Um painel produz energia mas armazenar é outra questãoConvém esclarecer que o painel solar é responsável apenas pela produção de energia. Para um cenário em que queira armazenar parte da energia produzida é necessária uma bateria.
Há kits de autoconsumo que já incluem a bateria, em que há um inversor diferente, que é híbrido. Pedro Freitas, da Iberdrola, explica que já é “comum” haver sistemas instalados com estes equipamentos, mas que têm um objetivo específico de “havendo excedente na produção durante o dia poder armazenar para que possa ser consumida quando não há produção solar”, como dias de chuva ou de pouca incidência solar.

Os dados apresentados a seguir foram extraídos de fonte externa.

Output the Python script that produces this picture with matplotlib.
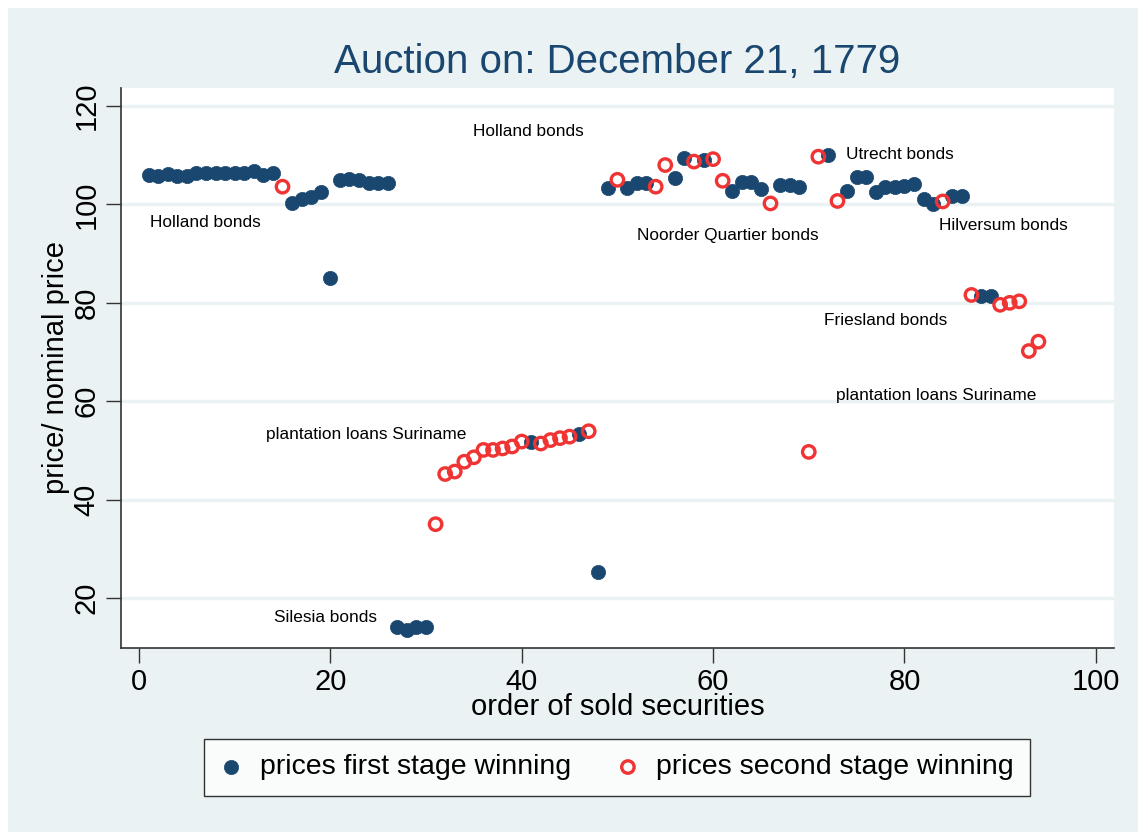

Porém, há a questão do custo. “O preço das baterias tem vindo a diminuir, mas é uma solução que ainda tem um peso significativo no orçamento”, admite.
João Nuno Serra, da Acemel, também refere que possam ter existido donos de painéis com baterias surpreendidos com a falta de energia. “Então mas tenho uma bateria e não consigo ir buscar energia? Porque também depende do inversor que têm”, explica. Mesmo nos casos em que tenham inversores híbridos, os tais que “permitem carregar a bateria, tem que ter um dispositivo para fazer o ‘start’ e a bateria começar a injetar na rede doméstica.”

Os painéis solares são uma solução com procura crescente
“Nem todos têm, isso custa dinheiro”, explica, afirmando que é um universo “muito diminuto” de utilizadores. Este sistema dá o tal ‘start’ de forma automática, “simplesmente o inversor tem de estar equipado com esse mecanismo para repor a energia que está na bateria na rede doméstica”. Que também poderá ter limitações — pode não arrancar se “a carga da bateria estiver a menos de 20%”, exemplifica.
Noutros casos, refere que algumas pessoas possam ter encontrado refúgio não nos painéis solares mas sim em carros elétricos. “Quem tem um veículo elétrico e consegue ligá-lo a casa, nestas situações, pode ter energia a partir do veículo”, explica — desde que haja bateria no carro, claro.